WASHINGTON -- Six Western governors and a growing number of senators say they fear a plan in a budget bill allowing the sale of millions of acres of public lands could do permanent harm to their states.
"It's got implications for hunters, sportsmen, people who use lands for grazing and basically anybody who uses public lands," said Angela de Rocha, a spokeswoman for Wayne Allard of Colorado, one of a handful of Western GOP senators who say they are concerned about the proposal.
House lawmakers added the provision, which ends an 11-year congressional ban on new applications to buy public land for mining, to their budget bill on the Friday before Thanksgiving.
Supporters say it would help struggling communities recover after mines close. But opponents argue it amounts to a fire sale on federal lands, including wilderness study areas and national parks. The Interior Department says the plan could affect up to 20 million acres, while environmentalists say it could allow the government to sell 350 million acres.
Since the provision is not in the Senate's budget measure, lawmakers will hammer out a compromise later this month.
Meanwhile, opposition is mounting from several Western Democratic senators and governors, a group representing Colorado counties, hunters and anglers, outdoor enthusiasts, environmentalists and the Aspen Skiing Co.
All are pressuring Western Republican senators to kill the proposal.

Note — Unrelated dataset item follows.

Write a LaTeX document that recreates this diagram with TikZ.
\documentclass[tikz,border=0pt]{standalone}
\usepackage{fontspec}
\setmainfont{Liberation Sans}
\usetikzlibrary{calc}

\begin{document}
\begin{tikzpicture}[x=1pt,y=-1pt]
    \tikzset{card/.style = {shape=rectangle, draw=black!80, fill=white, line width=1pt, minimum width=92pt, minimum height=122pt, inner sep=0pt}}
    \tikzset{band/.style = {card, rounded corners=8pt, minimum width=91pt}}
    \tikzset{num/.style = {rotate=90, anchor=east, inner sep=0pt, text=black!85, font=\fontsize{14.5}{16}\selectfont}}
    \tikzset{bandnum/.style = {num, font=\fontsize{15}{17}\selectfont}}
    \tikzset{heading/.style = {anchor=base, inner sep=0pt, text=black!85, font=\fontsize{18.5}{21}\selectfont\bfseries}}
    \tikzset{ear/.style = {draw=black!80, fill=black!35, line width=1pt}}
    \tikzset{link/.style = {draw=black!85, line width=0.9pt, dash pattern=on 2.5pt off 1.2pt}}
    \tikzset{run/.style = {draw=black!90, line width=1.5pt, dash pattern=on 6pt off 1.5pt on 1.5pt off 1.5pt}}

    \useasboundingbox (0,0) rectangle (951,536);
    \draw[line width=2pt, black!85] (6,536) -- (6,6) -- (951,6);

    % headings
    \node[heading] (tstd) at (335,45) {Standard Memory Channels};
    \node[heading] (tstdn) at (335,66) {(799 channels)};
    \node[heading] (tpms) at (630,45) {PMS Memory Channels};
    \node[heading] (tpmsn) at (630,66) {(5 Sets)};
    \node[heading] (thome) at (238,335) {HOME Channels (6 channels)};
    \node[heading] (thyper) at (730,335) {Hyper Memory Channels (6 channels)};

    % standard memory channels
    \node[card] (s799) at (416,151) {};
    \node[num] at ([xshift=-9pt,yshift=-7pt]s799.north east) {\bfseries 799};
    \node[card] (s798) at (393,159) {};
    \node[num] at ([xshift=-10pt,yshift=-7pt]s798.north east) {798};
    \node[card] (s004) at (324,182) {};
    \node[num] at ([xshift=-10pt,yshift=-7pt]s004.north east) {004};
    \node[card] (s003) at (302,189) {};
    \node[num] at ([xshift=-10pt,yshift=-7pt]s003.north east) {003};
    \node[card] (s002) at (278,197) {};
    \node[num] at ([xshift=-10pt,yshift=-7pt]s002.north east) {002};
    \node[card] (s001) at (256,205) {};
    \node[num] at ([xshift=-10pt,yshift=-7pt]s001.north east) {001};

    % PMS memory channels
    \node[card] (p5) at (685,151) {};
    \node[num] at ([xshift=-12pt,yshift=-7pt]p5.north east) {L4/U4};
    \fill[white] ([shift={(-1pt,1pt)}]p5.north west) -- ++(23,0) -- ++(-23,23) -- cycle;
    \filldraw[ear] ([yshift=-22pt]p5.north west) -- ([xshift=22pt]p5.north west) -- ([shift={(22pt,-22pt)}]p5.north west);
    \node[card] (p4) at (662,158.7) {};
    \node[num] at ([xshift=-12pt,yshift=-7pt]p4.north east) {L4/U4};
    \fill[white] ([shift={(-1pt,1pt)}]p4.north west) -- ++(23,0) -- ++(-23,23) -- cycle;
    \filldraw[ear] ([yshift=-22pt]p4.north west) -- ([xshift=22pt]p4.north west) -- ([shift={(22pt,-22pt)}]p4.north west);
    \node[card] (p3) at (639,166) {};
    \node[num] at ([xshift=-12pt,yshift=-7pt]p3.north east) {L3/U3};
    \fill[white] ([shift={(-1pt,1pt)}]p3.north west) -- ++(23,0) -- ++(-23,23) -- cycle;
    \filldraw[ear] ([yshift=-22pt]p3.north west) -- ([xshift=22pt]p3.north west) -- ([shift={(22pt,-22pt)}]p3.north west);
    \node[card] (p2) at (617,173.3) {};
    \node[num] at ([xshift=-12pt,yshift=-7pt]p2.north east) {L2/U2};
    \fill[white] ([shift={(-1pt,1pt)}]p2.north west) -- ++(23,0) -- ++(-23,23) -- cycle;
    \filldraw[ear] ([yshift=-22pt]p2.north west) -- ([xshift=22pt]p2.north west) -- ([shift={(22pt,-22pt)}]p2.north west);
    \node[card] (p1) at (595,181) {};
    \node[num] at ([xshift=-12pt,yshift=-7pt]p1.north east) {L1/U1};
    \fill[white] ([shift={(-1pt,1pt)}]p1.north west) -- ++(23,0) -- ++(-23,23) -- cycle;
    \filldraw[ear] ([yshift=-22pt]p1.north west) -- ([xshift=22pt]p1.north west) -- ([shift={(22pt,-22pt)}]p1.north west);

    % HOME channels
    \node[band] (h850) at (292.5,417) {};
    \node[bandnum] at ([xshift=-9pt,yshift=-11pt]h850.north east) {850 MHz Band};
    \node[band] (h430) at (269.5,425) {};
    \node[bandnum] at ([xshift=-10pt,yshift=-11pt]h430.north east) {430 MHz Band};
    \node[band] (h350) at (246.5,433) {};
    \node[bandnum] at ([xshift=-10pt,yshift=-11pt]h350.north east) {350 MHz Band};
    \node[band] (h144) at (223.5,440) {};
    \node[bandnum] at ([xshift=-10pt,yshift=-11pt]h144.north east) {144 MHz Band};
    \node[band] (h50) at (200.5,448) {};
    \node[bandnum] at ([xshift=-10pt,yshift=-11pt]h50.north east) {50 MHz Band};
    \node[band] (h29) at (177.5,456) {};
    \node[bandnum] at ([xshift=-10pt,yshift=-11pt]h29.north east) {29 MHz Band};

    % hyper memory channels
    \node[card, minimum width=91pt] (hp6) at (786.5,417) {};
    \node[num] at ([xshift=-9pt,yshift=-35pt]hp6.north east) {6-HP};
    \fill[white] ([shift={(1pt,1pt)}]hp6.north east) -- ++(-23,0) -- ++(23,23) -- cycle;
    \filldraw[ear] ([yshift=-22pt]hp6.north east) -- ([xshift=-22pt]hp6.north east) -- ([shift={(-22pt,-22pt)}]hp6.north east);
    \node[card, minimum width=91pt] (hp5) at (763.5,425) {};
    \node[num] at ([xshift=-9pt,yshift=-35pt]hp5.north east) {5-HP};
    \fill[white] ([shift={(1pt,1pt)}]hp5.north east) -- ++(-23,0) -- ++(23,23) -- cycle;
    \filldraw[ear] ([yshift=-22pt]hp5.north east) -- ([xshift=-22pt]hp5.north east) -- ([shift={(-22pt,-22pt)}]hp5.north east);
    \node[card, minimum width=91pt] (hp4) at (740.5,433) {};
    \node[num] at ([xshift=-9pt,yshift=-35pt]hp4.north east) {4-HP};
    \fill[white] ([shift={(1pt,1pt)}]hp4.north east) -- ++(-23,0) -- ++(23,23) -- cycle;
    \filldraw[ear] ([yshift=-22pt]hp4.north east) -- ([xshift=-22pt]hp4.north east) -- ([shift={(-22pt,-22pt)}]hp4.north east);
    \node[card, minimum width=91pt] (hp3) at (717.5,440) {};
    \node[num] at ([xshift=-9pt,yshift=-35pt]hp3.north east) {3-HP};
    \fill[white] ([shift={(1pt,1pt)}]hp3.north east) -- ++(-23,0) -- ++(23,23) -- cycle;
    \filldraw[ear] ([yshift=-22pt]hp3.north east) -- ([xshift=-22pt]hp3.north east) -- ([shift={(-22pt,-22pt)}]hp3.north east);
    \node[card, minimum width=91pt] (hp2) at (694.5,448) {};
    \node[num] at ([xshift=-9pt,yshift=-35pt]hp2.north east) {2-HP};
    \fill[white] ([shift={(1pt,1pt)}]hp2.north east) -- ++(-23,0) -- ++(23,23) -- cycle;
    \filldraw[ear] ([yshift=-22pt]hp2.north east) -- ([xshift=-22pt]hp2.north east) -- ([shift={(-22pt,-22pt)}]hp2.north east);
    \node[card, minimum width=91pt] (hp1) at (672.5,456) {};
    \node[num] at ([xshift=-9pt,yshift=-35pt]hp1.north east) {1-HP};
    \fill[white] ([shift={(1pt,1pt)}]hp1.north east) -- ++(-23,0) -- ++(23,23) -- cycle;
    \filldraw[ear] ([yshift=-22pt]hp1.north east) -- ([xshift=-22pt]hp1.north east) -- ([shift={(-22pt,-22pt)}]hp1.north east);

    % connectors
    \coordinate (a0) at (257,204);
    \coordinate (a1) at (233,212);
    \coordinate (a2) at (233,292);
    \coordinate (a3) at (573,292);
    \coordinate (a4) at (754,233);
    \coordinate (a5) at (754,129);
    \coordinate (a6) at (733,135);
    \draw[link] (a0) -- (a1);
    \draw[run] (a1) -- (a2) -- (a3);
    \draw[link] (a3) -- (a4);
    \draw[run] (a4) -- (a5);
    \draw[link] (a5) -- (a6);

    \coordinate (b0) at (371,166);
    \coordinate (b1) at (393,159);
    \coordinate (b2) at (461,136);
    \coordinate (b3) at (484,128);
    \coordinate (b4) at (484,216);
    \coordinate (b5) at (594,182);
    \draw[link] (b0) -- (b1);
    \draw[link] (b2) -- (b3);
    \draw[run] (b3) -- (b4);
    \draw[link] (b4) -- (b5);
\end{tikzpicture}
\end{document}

In a letter Friday to the Senate Budget Committee, the Democratic governors of Wyoming, Montana, Arizona, New Mexico, Oregon and Washington said the bill is based on "absurd economics" and threatens people's access to parks and other public lands.

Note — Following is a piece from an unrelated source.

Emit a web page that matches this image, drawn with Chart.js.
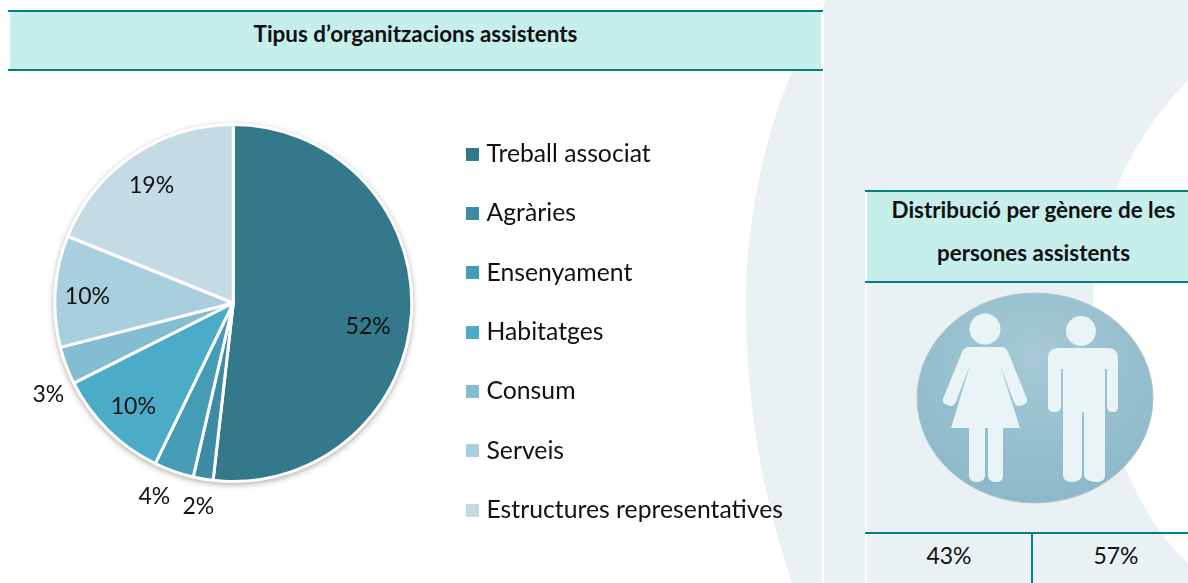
<!DOCTYPE html>
<html lang="ca">
<head>
<meta charset="utf-8">
<script src="https://cdn.jsdelivr.net/npm/chart.js@4"></script>
<style>
html,body{margin:0;padding:0;background:#fff;}
body{width:1188px;height:583px;position:relative;overflow:hidden;font-family:Lato,"Open Sans",sans-serif;color:#111;}
.abs{position:absolute;}
.head{background:#c6eeea;box-sizing:border-box;border-top:2px solid #008080;border-bottom:2px solid #008080;font-weight:700;font-size:22.4px;text-align:center;}
.head span{position:relative;display:block;}
.pct{font-size:23px;text-align:center;line-height:26px;}
.gap{background:#fff;}
canvas{display:block;}
</style>
</head>
<body>
<svg class="abs" style="left:0;top:0" width="1188" height="583">
  <path fill="#e9f1f5" d="M826 0C770 100 745 210 746 307C747 400 758 480 792 583L1188 583L1188 563C1140 520 1093 420 1093 300C1093 220 1130 140 1188 80L1188 0Z"/>
  <rect x="822" y="0" width="2" height="583" fill="#fff"/>
  <rect x="865" y="190" width="2" height="393" fill="#fff"/>
  <defs>
    <radialGradient id="disc" cx="0.5" cy="0.3" r="0.8">
      <stop offset="0" stop-color="#a6c9d5"/>
      <stop offset="1" stop-color="#88b7c8"/>
    </radialGradient>
  </defs>
  <ellipse cx="1035" cy="398" rx="118" ry="105" fill="url(#disc)" stroke="#b5c6cc" stroke-width="1"/>
  <g fill="#e9f4f7">
    <ellipse cx="985" cy="329" rx="15.5" ry="15.5"/>
    <path d="M969 347H1001Q1006 347 1008 352L1027 399Q1028 403 1023 405L1019 406Q1016 406 1014 402L1000 365L1020 428H1003V476Q1003 482 996 482Q989 482 988 476V428H985V476Q984 482 977 482Q970 482 969 476V428H951L970 365L956 402Q954 406 951 406L947 405Q942 403 943 399L962 352Q964 347 969 347Z"/>
    <ellipse cx="1081" cy="331" rx="15" ry="15"/>
    <path d="M1058 348H1108Q1118 348 1118 358V407Q1118 412 1113 412Q1107 412 1107 407V369H1105V475Q1105 482 1097 482Q1085 482 1084 475V412H1082V475Q1081 482 1072 482Q1063 482 1063 475V369H1061V407Q1061 412 1054 412Q1048 412 1048 407V358Q1048 348 1058 348Z"/>
  </g>
  <rect x="865" y="532" width="323" height="2" fill="#008080"/>
  <rect x="1031" y="532" width="2" height="51" fill="#008080"/>
</svg>

<div class="abs head" style="left:8px;top:10px;width:815px;height:61px;line-height:44px;"><span id="leftTitle"></span></div>
<div class="abs gap" style="left:8px;top:12px;width:2px;height:57px;"></div>
<div class="abs gap" style="left:821px;top:12px;width:2px;height:57px;"></div>
<div class="abs head" style="left:865px;top:190px;width:323px;height:93px;line-height:43px;"><span id="rightTitle" style="top:-4px;left:7px"></span></div>
<div class="abs gap" style="left:865px;top:192px;width:2px;height:89px;"></div>
<div class="abs pct" style="left:867px;top:542px;width:164px;" id="pctF"></div>
<div class="abs pct" style="left:1033px;top:542px;width:166px;" id="pctM"></div>

<div class="abs" style="left:0;top:49px;width:793px;height:508px;">
  <canvas id="c" width="793" height="508"></canvas>
</div>

<script>
const titleLeft = "Tipus d\u2019organitzacions assistents";
const titleRight = ["Distribuci\u00f3 per g\u00e8nere de les", "persones assistents"];
const categories = ["Treball associat","Agr\u00e0ries","Ensenyament","Habitatges","Consum","Serveis","Estructures representatives"];
const shares = [51.8,1.8,3.6,10.4,3.4,10.1,18.9];
const colours = ["#34788c","#3e8ba5","#449cb5","#4aacc6","#84bdd1","#a9cedd","#c4dbe6"];
const labelRadiusFactor = [0.767,1.159,1.173,0.807,1.157,0.818,0.80];
const labelAngleShiftDeg = [6.7,0,2.7,-0.7,-5.9,-1.2,-0.9];
const genderShares = ["43%","57%"];

document.getElementById('leftTitle').textContent = titleLeft;
document.getElementById('rightTitle').innerHTML = titleRight.join('<br>');
document.getElementById('pctF').textContent = genderShares[0];
document.getElementById('pctM').textContent = genderShares[1];

const FONT = 'Lato, "Open Sans", sans-serif';
function swatch(col){
  const s = document.createElement('canvas');
  s.width = 13; s.height = 13;
  const g = s.getContext('2d');
  g.fillStyle = col; g.fillRect(0,0,13,13);
  return s;
}
const swatches = colours.map(swatch);

const piePlugin = {
  id:'pieExtras',
  beforeDatasetsDraw(chart){
    const a = chart.getDatasetMeta(0).data[0];
    const ctx = chart.ctx;
    ctx.save();
    ctx.shadowColor = 'rgba(0,0,0,0.35)';
    ctx.shadowBlur = 6;
    ctx.shadowOffsetY = 2;
    ctx.fillStyle = '#f4f4f4';
    ctx.beginPath();
    ctx.arc(a.x,a.y,a.outerRadius+1,0,Math.PI*2);
    ctx.fill();
    ctx.restore();
  },
  afterDatasetsDraw(chart){
    const ctx = chart.ctx;
    ctx.save();
    ctx.font = '23px '+FONT;
    ctx.fillStyle = '#111';
    ctx.textAlign = 'center';
    ctx.textBaseline = 'middle';
    chart.getDatasetMeta(0).data.forEach((a,i)=>{
      const mid = (a.startAngle+a.endAngle)/2 + labelAngleShiftDeg[i]*Math.PI/180;
      const r = a.outerRadius*labelRadiusFactor[i];
      ctx.fillText(Math.round(shares[i])+'%', a.x+Math.cos(mid)*r, a.y+Math.sin(mid)*r);
    });
    ctx.restore();
  }
};

new Chart(document.getElementById('c'),{
  type:'pie',
  data:{labels:categories,datasets:[{data:shares,backgroundColor:colours,borderColor:'#fff',borderWidth:3,radius:178.5}]},
  options:{
    responsive:false,animation:false,
    layout:{padding:{left:31}},
    plugins:{
      tooltip:{enabled:false},
      title:{display:false},
      legend:{
        position:'right',align:'end',
        labels:{
          usePointStyle:true,pointStyleWidth:4,boxHeight:13,
          padding:59.33-24.75,color:'#111',
          font:{family:FONT,size:24.75},
          generateLabels(chart){
            return categories.map((t,i)=>({text:t,fillStyle:colours[i],strokeStyle:colours[i],lineWidth:0,pointStyle:swatches[i],hidden:false,index:i,fontColor:'#111'}));
          }
        }
      }
    }
  },
  plugins:[piePlugin]
});
</script>
</body>
</html>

A few GOP senators, including Allard, have already indicated they have questions. Wyoming's Sen. Craig Thomas earlier this week called the bill a "Band-Aid fix to the Mining Act" that could become a "chronic injury to land use."
The bill changes an 1872 law that allows private companies to "patent" _ or purchase _ public land at up to $5 an acre to mine minerals such as gold and silver.

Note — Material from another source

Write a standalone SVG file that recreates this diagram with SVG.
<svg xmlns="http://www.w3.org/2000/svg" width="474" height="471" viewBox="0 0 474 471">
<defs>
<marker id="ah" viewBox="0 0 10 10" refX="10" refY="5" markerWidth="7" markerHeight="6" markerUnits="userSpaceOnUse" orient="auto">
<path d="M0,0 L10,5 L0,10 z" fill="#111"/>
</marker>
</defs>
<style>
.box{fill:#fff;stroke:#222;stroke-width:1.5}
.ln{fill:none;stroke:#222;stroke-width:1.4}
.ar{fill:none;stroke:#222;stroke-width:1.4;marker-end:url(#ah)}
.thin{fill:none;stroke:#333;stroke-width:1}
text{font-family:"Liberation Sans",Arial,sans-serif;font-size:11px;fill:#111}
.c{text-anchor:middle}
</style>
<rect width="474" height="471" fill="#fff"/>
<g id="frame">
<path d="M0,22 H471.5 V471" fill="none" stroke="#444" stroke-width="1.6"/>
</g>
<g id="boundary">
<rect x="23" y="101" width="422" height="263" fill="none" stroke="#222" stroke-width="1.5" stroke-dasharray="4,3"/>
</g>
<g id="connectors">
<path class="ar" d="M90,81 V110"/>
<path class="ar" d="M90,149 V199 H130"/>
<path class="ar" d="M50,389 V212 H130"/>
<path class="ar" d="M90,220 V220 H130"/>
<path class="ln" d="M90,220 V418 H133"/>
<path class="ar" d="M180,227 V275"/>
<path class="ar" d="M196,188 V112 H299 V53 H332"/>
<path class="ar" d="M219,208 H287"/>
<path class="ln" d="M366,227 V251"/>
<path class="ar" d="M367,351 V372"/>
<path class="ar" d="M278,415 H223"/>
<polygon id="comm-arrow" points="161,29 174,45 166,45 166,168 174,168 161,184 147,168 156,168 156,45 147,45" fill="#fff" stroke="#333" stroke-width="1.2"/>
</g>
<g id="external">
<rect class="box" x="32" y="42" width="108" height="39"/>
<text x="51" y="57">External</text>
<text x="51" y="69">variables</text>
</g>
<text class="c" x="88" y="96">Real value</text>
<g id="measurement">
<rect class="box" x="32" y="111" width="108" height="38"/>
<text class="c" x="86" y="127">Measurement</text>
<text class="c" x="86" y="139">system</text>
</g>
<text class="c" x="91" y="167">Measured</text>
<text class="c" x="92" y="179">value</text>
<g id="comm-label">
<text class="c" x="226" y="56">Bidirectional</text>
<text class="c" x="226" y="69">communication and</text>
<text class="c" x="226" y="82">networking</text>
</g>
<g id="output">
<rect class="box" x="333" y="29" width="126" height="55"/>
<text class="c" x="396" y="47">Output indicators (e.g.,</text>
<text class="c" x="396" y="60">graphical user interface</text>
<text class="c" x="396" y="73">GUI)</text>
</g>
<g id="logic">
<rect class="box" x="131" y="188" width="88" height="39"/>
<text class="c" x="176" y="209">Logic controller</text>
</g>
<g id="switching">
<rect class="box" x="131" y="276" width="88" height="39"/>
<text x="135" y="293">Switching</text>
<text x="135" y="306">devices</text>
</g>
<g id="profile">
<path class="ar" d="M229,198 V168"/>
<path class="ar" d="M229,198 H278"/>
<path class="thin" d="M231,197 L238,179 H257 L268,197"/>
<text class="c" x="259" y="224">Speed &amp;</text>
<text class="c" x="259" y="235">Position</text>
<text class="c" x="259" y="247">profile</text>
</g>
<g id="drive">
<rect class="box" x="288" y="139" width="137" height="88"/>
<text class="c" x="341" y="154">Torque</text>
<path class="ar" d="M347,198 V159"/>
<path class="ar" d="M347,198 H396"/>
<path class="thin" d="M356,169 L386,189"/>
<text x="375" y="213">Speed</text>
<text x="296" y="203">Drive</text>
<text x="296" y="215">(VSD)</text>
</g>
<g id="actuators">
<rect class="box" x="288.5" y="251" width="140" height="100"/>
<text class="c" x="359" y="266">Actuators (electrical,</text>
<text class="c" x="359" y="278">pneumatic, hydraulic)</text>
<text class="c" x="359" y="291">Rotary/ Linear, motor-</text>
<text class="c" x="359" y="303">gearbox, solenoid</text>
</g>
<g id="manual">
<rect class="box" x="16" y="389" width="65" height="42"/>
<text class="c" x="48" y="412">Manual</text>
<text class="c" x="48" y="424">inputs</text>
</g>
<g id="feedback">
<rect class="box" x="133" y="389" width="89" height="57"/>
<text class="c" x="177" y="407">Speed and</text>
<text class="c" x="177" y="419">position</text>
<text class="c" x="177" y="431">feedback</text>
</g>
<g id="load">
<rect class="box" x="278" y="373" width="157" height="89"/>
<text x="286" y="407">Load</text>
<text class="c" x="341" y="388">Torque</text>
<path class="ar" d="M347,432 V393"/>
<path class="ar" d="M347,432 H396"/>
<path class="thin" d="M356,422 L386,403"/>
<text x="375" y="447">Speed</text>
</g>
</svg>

Congress has opposed new patents since 1994. House lawmakers now propose to lift the ban and raise the fee to $1,000 an acre, or "fair market value," whichever is more.
Brian Kennedy, a spokesman for House Resources Committee Chairman Richard Pombo, R-Calif., said the bill is about "sustainable economic development for rural communities in need" and that Pombo would be open to negotiating some changes.